Did you catch the game that the NFL televised almost completely using the SkyCam? Companies like the NFL do these kinds of things from time to time in the name of progress. They experiment with their product, in essence, change the recipe, hoping that a handful of people who wouldn’t normally be interested might buy or watch. When the NFL decides to change the way it televises games, when Coke decides to change the ingredients in its cola, what they’re really saying is “getting new customers is more important than satisfying my existing customers.” That’s a miscalculation.
The NFL did this on a show that used to be called Thursday Night Football. Now it’s just called the Worst Football of the Week because the matchups are typically awful. That the NFL would sacrifice an entire game to an experiment is essentially an admission of the crap level of the NFL on Thursday. They had to be thinking, Bills vs. Jets, hell, what have we got to lose? Well, the biggest thing the NFL has to lose is credibility with its core fans.
In certain situations, the overhead perspective provided by the SkyCam can add to a game experience, but as an every-down view, it’s maddening. The reason why every NFL TV play starts with an establishing shot from the sideline or pressbox is that fans always want to know some very basic things before every snap, namely, what yard line is the ball on and how far to go for a first down? The overhead view can’t provide this information, putting the viewer in a sort of anxious dream state where you never really know whether the result of the play was good or bad. It would be like watching a baseball game filmed only with a camera in the dugout, that is, you may be able to decipher whether a pitch was high or low, but without the view from behind the pitcher, you’d never know if any pitch ever crossed the plate. So you’re never really sure where the ball is, and worse, as the play happens, the overhead angle takes away your ability to understand the space the ball carrier is in, so that beautiful anticipatory moment when your star player is going to break into the clear is lost because every player is just an ant on a map.

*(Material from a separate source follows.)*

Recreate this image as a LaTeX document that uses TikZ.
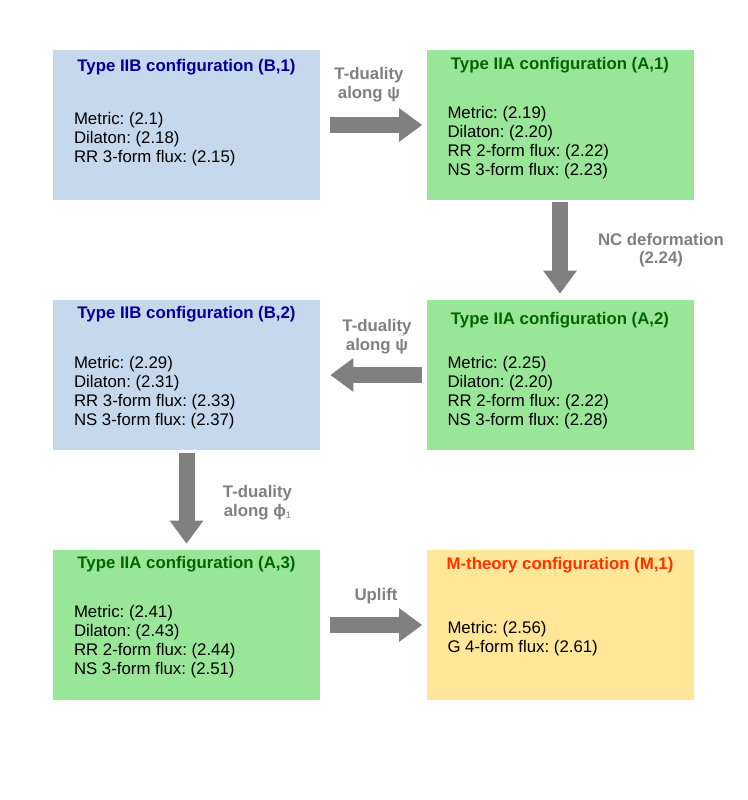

How can this distorted presentation possibly be good? It turns out it’s not supposed to be good for the average football fan, it’s supposed to be good for the guy with the joystick. The NFL says, “Younger generations of NFL fans have grown accustomed to watching football from this angle through their love of video games. This telecast will have a look and feel akin to that experience …”
The NFL selling out its core fans to entice video gamers is analogous to the nation’s truck manufacturers selling out its construction-working base to sell trucks to teenage girls. Screw big, strong trucks, what we need is pink cupholders and vanity lights and a special place to put my purse. The NFL has lost its mind.
Here’s how this really works. The vast majority of fans in every sport are generational – they watch and attend events because their parents and grandparents did, because they were exposed to that sport at an early age. They will, in turn, pass down the love of that game to their kids. The young people who grew up riding motorcycles or playing soccer or riding in the rodeo can’t be converted to avid football fans. And the generation that grew up never leaving the house and who camped outside Wal-Mart for twenty-nine days to get the new AtariStation VIII isn’t gonna start watching football because it’s filmed from an overhead camera or a blimp or from a circling satellite. The NFL’s “experiment” is a silly, wasted one.
It’s bad business to alienate loyal customers. Even if by some divine intervention the Thursday Night Skycam captivated thousands of the Grand Theft Auto crowd, so what? Why would the NFL want to trade in its power users for a bucketful of occasional millennials; why would the NFL take their paying customers for granted to get a few “likes” from dudes playing Call of Duty? Sounds like the old NFL owners are getting bad advice from some hipster consultant.
Imagine you have Packer season tickets. In fact, the tickets have been passed down for generations. You run a small business, take groups of employees to away games, support Packers charities, have every Packers cap and tailgating gizmo every made. On Thanksgiving, you just want to sit back and relax and watch your Packers, but when you turn on the TV, all you see is the top of Aaron Rodgers’ head. What gives? Well, you know your fourteen-year-old nephew? The one who won’t go to school and plays Doom fulltime? The NFL put him in charge of this Thanksgiving Day telecast. He really likes the crazy camera angles, and even though he’ll probably never have a driver’s license or a steady job, the NFL cares more about him than you.
The NFL should spend less time trying to be hip and more time catering to the people who watch every game, the ones that buy the season tickets and the luxury boxes and the NFL logo t-shirts all the millennial gamers sleep in.